Of the Ravens 2021 schedule, 16 of the opponents and the home/road location of those games were a function of the 2020 season and the NFL’s rotational schedule.  The Ravens also had a 17th game added, at home, against the Rams.

That means most complaints about who and where the Ravens must play should fall on deaf ears. 

What we can debate is the relative difficulty of schedules based on the when factor.

Some of you are probably familiar with my scoring system for scheduling fairness, but let’s review:

An ideal scoring system for schedule fairness should be normalized to league averages, so we’re not just counting how many times our team got an unfavorable scheduling break, but comparing to the normal number of times an average team is screwed.  To that end, I’ve tried to have each category work out close to 0 aggregate points for the league.  I can’t quite make that work, but there is no egregious bias from 0. 

What are the primary categories and how did the Ravens do in terms of “when” this year?

Playing in London (-10 for a home game, -2 for a road game, +2 for no game there, +2 if bye follows London game):  The Ravens do not play in London in 2021 (+2).  Unfortunately, no other AFC North team plays there either, so they have no relative advantage in division.

Playing on Thursday (+3 for a home game, -3 for a road game—excluding week 1 or after a bye, +3 for a 2nd Thursday game):  The Ravens play a single Thursday game at Miami in week 11 following a Sunday home game vs the Vikings in week 10.  A Thursday road game is a significant disadvantage, but at least it is not a division opponent (-3).

Opponents playing on Thursday the prior week (None +3, -3 for each such opponent in excess of 1):  The Ravens do not play any opponent coming off a Thursday game.  That is their biggest single relative scheduling advantage in 2021 (+3).

Monday Night Football (no appearances +2, each appearance in excess of 1: -2, home game following MNF +1, road following MNF -1, bye following MNF +2):  The Ravens play 2 MNF games versus the Raiders in Week 2 and Colts in week 5.  The subsequent games are both at home, however, which provides some relief.  The extra MNF game is a disadvantage, but to be expected for a high-quality team and the advantage of home games in each following week puts the Ravens in what I score as an average situation relative to other NFL teams (0).

Opponents playing MNF the prior week (None -2, +2 for each such opponent in excess of 1):  The Ravens play Detroit in week 3 and Pittsburgh in week 18, both of which will be coming off a Monday night game (+2).  If the game in week 18 has playoff implications, it may be a solid advantage to have the Steelers playing on a short week.

Bye Week (actual week of bye -10):  The average bye week is now 9.75 in 2021 (8.69 in 2020) with the expansion to 17 games. I will use an average of 10 for 2021 schedule scoring, which creates a small negative bias of -.25 per team.  The Ravens have their bye in week 8 (-2).  They follow the bye with a home game vs the Vikings.

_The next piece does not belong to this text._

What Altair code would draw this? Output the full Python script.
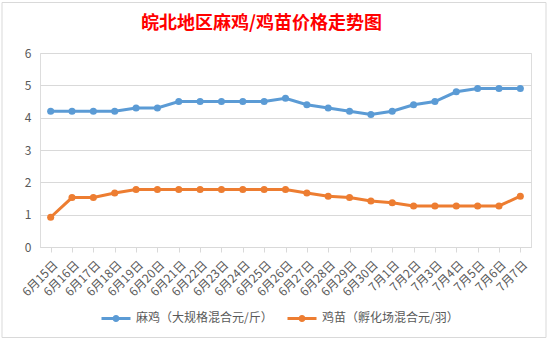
import altair as alt
import pandas as pd

dates = ["6月15日", "6月16日", "6月17日", "6月18日", "6月19日", "6月20日", "6月21日",
         "6月22日", "6月23日", "6月24日", "6月25日", "6月26日", "6月27日", "6月28日",
         "6月29日", "6月30日", "7月1日", "7月2日", "7月3日", "7月4日", "7月5日",
         "7月6日", "7月7日"]
ma_ji = [4.2, 4.2, 4.2, 4.2, 4.3, 4.3, 4.5, 4.5, 4.5, 4.5, 4.5, 4.6, 4.4, 4.3,
         4.2, 4.1, 4.2, 4.4, 4.5, 4.8, 4.9, 4.9, 4.9]
ji_miao = [0.92, 1.53, 1.53, 1.67, 1.78, 1.78, 1.78, 1.78, 1.78, 1.78, 1.78, 1.78,
           1.67, 1.57, 1.53, 1.42, 1.37, 1.27, 1.27, 1.27, 1.27, 1.27, 1.57]
series_names = ["麻鸡（大规格混合元/斤）", "鸡苗（孵化场混合元/羽）"]
series_colors = ["#5b9bd5", "#ed7d31"]
y_ticks = [0, 1, 2, 3, 4, 5, 6]

rows = []
for name, vals in zip(series_names, [ma_ji, ji_miao]):
    for d, v in zip(dates, vals):
        rows.append({"date": d, "value": v, "series": name})
df = pd.DataFrame(rows)

FONT = "Noto Sans CJK SC"
GREY = "#595959"

W, H = 491, 194

frame = alt.Chart(pd.DataFrame({"a": [0]})).mark_rect(
    fillOpacity=0, stroke="#d9d9d9", strokeWidth=1, clip=False
).encode(
    x=alt.value(-38), x2=alt.value(506), y=alt.value(-50.5), y2=alt.value(284.5)
)

lines = alt.Chart(df).mark_line(
    strokeWidth=3,
    point=alt.OverlayMarkDef(filled=True, size=50),
).encode(
    x=alt.X("date:N", sort=dates, title=None,
            scale=alt.Scale(paddingInner=0, paddingOuter=0),
            axis=alt.Axis(labelAngle=-45, labelFontSize=12, labelColor=GREY,
                          labelFont=FONT, domainColor="#d9d9d9", tickColor="#d9d9d9",
                          tickSize=5, bandPosition=0, labelOffset=1,
                          labelPadding=7, grid=False)),
    y=alt.Y("value:Q", title=None,
            scale=alt.Scale(domain=[0, 6], nice=False),
            axis=alt.Axis(values=y_ticks, domain=False, ticks=False, labelColor=GREY,
                          labelFontSize=12, labelFont=FONT, labelPadding=9,
                          gridColor="#d9d9d9", gridWidth=1)),
    color=alt.Color("series:N",
                    scale=alt.Scale(domain=series_names, range=series_colors),
                    legend=alt.Legend(
                        title=None, orient="none", direction="horizontal",
                        legendX=60, legendY=249,
                        symbolType="M-1,0L1,0M-0.14,0A0.14,0.14,0,1,0,0.14,0A0.14,0.14,0,1,0,-0.14,0",
                        symbolSize=841, symbolStrokeWidth=3,
                        labelFont=FONT, labelFontSize=12, labelColor=GREY,
                        labelOffset=4, columnPadding=8)),
)

chart = alt.layer(frame, lines).properties(
    width=W, height=H,
    autosize=alt.AutoSizeParams(type="none"),
    padding={"left": 40, "top": 53, "right": 549 - 40 - W, "bottom": 341 - 53 - H},
    title=alt.TitleParams("皖北地区麻鸡/鸡苗价格走势图", font=FONT, fontSize=18,
                          fontWeight="bold", color="#ff0000", anchor="middle",
                          frame="group", dx=-24, offset=-31),
).configure_view(stroke=None).configure(background="white")

chart.save("out.html", embed_options={"renderer": "svg", "actions": False})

Opponents coming off a bye (None: +7, -7 for each in excess of 1):  There are 32 teams and 32 byes to be assigned.  Each team should play exactly 1 team coming off a bye.  It’s that simple and amazingly easy to schedule in that manner with the use of all divisional games following byes.  The Ravens have 2 games against teams coming off their byes, the Bears in week 11, and the Browns in week 14.  Facing a divisional opponent coming off a bye is worse than playing a game on the road on Thursday night.  I still don’t understand why the NFL has chosen not to address this specific scheduling inequity, when it’s relatively easy to do so (-7).

Extra home game (all teams 0): In 2021, the entire AFC plays an extra home game, so playing 9/17 should slightly increase the expected win totals, but it does not create a scheduling advantage for playoff purposes.  Unless they change the method by which these games are selected to be other than alternating home conference/opponents by season, I don’t see a reason why the extra home game will influence the playoff race (0).

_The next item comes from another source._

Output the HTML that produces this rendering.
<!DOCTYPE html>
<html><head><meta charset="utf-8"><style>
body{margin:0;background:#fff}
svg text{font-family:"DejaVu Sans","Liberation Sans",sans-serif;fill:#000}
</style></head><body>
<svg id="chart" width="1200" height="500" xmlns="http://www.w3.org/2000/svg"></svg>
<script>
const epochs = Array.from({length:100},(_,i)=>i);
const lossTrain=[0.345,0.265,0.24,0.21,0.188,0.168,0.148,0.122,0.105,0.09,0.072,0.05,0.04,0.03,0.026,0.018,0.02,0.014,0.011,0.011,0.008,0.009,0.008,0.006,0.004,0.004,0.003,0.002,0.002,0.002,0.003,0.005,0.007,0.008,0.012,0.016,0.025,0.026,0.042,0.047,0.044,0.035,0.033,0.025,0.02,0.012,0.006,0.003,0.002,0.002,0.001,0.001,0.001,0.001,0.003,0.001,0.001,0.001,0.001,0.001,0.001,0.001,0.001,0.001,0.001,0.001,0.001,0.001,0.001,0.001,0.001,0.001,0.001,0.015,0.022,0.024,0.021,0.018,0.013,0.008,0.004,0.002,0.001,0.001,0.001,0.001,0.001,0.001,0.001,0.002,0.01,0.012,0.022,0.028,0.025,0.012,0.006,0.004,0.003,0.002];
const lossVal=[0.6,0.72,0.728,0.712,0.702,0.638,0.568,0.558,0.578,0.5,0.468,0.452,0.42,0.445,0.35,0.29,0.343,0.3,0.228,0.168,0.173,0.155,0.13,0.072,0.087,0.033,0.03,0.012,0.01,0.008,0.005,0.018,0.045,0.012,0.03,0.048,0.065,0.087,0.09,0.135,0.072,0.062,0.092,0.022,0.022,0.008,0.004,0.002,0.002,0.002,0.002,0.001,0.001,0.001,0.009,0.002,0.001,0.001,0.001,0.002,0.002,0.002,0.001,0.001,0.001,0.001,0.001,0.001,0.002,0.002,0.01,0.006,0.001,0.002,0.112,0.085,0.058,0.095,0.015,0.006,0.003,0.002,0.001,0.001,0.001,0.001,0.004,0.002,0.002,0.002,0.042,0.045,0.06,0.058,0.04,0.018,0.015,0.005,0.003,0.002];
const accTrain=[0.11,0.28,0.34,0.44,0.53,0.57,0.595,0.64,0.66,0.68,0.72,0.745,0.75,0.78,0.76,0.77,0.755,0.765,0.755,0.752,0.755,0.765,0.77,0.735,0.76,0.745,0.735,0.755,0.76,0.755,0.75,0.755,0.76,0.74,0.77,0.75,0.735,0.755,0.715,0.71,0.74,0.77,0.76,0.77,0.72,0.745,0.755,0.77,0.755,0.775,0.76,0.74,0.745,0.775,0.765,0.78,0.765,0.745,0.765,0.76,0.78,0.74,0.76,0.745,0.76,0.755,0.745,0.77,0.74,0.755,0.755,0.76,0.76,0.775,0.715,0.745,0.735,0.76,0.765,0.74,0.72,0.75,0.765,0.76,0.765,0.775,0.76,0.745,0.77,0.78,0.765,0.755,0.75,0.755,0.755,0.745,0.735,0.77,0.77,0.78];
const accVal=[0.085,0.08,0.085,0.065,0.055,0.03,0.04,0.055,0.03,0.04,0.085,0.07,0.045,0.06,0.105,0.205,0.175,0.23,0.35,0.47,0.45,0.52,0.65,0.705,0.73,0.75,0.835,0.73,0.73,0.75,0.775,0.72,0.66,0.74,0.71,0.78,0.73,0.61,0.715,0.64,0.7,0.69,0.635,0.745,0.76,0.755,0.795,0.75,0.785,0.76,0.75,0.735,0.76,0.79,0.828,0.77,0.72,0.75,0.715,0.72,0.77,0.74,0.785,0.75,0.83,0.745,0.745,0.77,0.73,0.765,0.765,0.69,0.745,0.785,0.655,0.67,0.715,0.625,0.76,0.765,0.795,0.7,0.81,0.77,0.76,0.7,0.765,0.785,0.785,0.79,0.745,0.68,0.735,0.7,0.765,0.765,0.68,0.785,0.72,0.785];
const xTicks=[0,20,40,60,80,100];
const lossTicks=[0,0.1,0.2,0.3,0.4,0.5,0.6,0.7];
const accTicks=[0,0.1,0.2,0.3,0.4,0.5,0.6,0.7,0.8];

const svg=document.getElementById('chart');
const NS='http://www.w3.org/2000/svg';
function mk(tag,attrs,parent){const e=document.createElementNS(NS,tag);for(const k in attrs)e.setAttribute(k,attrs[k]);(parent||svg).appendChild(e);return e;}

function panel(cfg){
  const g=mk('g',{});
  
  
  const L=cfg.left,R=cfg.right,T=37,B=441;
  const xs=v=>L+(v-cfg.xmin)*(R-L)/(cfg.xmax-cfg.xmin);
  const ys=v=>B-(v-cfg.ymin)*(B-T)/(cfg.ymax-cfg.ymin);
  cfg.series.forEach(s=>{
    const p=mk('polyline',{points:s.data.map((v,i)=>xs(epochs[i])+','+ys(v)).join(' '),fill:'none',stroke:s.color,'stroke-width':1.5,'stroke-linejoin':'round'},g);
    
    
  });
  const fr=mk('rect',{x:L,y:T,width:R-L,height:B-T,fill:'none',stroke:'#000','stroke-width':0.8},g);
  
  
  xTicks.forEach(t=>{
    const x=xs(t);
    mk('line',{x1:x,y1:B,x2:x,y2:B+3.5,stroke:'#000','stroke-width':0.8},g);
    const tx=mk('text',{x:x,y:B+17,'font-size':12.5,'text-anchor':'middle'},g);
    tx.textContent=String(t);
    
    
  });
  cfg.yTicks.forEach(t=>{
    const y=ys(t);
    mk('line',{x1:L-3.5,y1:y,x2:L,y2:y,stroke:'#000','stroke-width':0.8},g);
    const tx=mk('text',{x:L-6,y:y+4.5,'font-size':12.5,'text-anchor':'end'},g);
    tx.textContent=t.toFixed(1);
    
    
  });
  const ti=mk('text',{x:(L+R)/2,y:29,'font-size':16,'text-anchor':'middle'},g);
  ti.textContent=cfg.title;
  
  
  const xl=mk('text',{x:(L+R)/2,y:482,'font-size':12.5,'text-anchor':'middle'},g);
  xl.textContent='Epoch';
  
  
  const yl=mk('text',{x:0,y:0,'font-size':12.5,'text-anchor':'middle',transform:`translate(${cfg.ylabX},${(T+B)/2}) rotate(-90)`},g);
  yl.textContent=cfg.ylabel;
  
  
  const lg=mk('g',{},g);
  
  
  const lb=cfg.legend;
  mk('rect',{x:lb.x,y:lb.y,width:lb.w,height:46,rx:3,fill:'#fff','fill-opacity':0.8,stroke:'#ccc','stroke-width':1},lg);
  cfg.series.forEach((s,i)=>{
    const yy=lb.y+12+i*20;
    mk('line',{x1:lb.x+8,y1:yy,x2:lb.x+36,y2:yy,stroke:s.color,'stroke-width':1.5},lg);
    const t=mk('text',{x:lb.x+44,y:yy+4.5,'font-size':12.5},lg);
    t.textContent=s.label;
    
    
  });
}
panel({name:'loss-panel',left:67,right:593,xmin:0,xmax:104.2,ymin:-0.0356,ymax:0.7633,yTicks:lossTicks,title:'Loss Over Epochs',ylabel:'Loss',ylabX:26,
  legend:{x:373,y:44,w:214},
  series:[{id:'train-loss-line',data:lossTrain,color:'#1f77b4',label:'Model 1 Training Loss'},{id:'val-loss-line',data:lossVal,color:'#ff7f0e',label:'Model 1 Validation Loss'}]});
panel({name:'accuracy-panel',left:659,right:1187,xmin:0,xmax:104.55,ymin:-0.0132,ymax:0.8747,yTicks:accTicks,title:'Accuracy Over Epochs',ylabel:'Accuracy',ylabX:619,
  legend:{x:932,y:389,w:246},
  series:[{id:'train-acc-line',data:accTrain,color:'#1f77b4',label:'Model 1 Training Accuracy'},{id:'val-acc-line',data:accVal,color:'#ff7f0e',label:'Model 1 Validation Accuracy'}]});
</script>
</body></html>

Subjective adjustment (-5 to +5 for other elements not considered here such as torturous travel not implied by opponents/location, long road trips, and team-specific weather considerations).  Playing a rested Browns team in week 16 after facing Cleveland and Pittsburgh the previous 2 weeks is a significant playoff detriment not fully captured by the post-bye score.  However, as an offset, the Ravens play the Steelers at home coming off their week 17 MNF game versus the Browns, which could have consequences for the divisional or wild card race.  I’m trying to be conservative about the net of these factors (-2).

All of that nets to -7 in a league where the average is slightly below 0.

Strictly from the perspective scheduling equity (the when), the other divisional schedule scores are Cin (+17—they have no negative schedule factor among those above), Cleveland (+12), and Pittsburgh (-8).